Want to rob a bank? With the advent of automated teller machines, it's become a lot easier than cracking a vault or passing a holdup note to a teller. Today's John Dillingers and Willie Suttons don't need to pack guns--instead, they might use a pair of binoculars to peer at people entering their personal identification numbers into an ATM. Or they might find that a familiarity with computer software comes in handy--to draw information from people using cards at a bogus cash machine, then use that information to loot accounts at another location.
That's just what some wily and brazen thieves did in Connecticut recently, playing on the gullibility of dozens of bank customers.
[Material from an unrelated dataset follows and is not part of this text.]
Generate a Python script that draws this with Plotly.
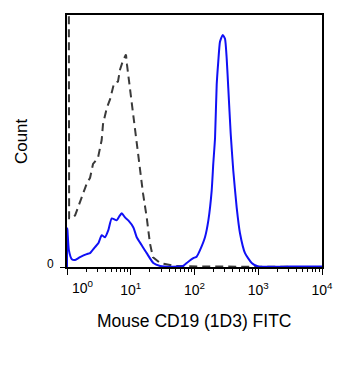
import plotly.graph_objects as go

# Isotype control (dashed) – fluorescence vs count
iso_x = [1.06, 1.07, 1.08, 1.19, 1.34, 1.60, 2.04, 2.30, 2.56, 3.06, 3.50, 3.67, 4.20, 4.73,
         5.21, 5.46, 6.31, 6.78, 7.55, 8.42, 8.73, 9.39, 10.35, 11.2, 12.4, 14.0, 15.6,
         17.8, 20.0, 22.3, 28.8, 34.4, 49.4, 122, 1065, 10000]
iso_y = [99.5, 99.2, 19.3, 19.3, 20.5, 25.6, 33.1, 35.4, 40.9, 43.3, 50.4, 56.7, 63.0, 66.5,
         70.5, 72.8, 73.6, 78.3, 81.9, 84.3, 80.3, 73.6, 66.9, 59.1, 48.0, 38.2, 29.1,
         19.7, 9.4, 3.9, 1.6, 1.2, 0.4, 0.2, 0.1, 0.0]

# CD19 stained (blue)
cd19_x = [1.0, 1.01, 1.07, 1.19, 1.34, 1.60, 2.04, 2.30, 2.75, 3.10, 3.50, 3.95, 4.45, 5.03,
          6.02, 6.61, 7.21, 8.12, 9.15, 11.0, 12.4, 14.8, 17.8, 22.6, 28.8, 46.0, 66.0,
          79.1, 95.8, 108, 122, 146, 165, 186, 197, 210, 223, 236, 251, 277, 301, 320,
          339, 370, 406, 459, 517, 620, 789, 1002, 3148, 10000]
cd19_y = [0.0, 15.4, 6.7, 3.1, 2.8, 3.9, 5.1, 5.5, 7.9, 9.4, 12.6, 11.8, 14.6, 19.3,
          18.5, 20.1, 21.3, 19.7, 18.5, 15.7, 11.8, 8.7, 5.5, 1.6, 0.4, 0.1, 0.4,
          2.0, 3.5, 4.1, 6.7, 11.8, 18.5, 30.3, 40.9, 51.2, 72.4, 81.5, 89.4, 92.1, 90.6, 82.7,
          70.9, 52.8, 38.2, 23.6, 13.4, 5.5, 1.6, 0.2, 0.15, 0.15]

major_vals = [1, 10, 100, 1000, 10000]
major_text = ["", "10<sup>1</sup>", "10<sup>2</sup>", "10<sup>3</sup>", "10<sup>4</sup>"]
minor_vals = [m * 10 ** d for d in range(4) for m in range(2, 10)]

FONT = "Arial, Liberation Sans, sans-serif"

fig = go.Figure()
fig.add_trace(go.Scatter(x=iso_x, y=iso_y, mode="lines",
                         line=dict(color="#3a3a3a", width=2, dash="8px,5px"),
                         showlegend=False))
fig.add_trace(go.Scatter(x=cd19_x, y=cd19_y, mode="lines",
                         line=dict(color="#1010f5", width=2, shape="spline", smoothing=0.5),
                         showlegend=False))

fig.update_layout(
    width=363, height=367,
    margin=dict(l=59, r=49, t=5, b=108),
    paper_bgcolor="white", plot_bgcolor="white",
    font=dict(family=FONT, color="black"),
    xaxis=dict(type="log", range=[0, 4], showgrid=False, zeroline=False,
               showline=True, linecolor="black", linewidth=2, mirror=True,
               tickmode="array", tickvals=major_vals, ticktext=major_text,
               ticks="outside", ticklen=6, tickwidth=1, tickcolor="black",
               ticklabelstandoff=3,
               tickfont=dict(size=14, family=FONT),
               minor=dict(tickmode="array", tickvals=minor_vals, ticks="outside",
                          ticklen=3, tickwidth=1, tickcolor="black")),
    yaxis=dict(range=[0, 100], showgrid=False, zeroline=False,
               showline=True, linecolor="black", linewidth=2, mirror=True,
               tickmode="array", tickvals=[0], ticktext=[""],
               ticks="outside", ticklen=5, tickwidth=1, tickcolor="black"),
    annotations=[
        dict(text="0", x=-0.045, y=0.012, xref="paper", yref="paper",
             xanchor="right", yanchor="middle", showarrow=False,
             font=dict(size=12, family=FONT)),
        dict(text="10<sup>0</sup>", x=0.061, y=-0.035, xref="paper", yref="paper",
             xanchor="center", yanchor="top", showarrow=False,
             font=dict(size=14, family=FONT)),
        dict(text="Mouse CD19 (1D3) FITC", x=0.5, y=-0.213, xref="paper", yref="paper",
             xanchor="center", yanchor="middle", showarrow=False,
             font=dict(size=17.5, family=FONT)),
        dict(text="Count", x=-0.18, y=0.5, xref="paper", yref="paper",
             xanchor="center", yanchor="middle", showarrow=False, textangle=-90,
             font=dict(size=17, family=FONT)),
    ],
)

fig.write_html("out.html")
The extent of the losses isn't yet known, and banks whose customers' accounts were raided have pledged to make them whole. But the incident sent chills down the spines of bank officials, who now have yet another form of bank crime to protect against. ATM fraud has existed for as long as there have been ATMs. Plastic cards are easy to replicate, and some people are sloppy about keeping their PINs private--indeed, some fraud turns out to be use of cards by friends and family.
Because customers' cards are so easy to replicate, banks are now considering thief-proofing measures, such as imprinting the cards with telltale watermarks or electronic fingerprints. Another idea: retina scanning, which would force bank customers to position their eyes (right or left?) in an eyecup (!) for identification before the card could be used. Technology is bringing brand-new forms of fraud. But it somehow seems incumbent on customers to assume some personal responsibility for the safety and soundness of their own bank accounts. Caveat cardholder.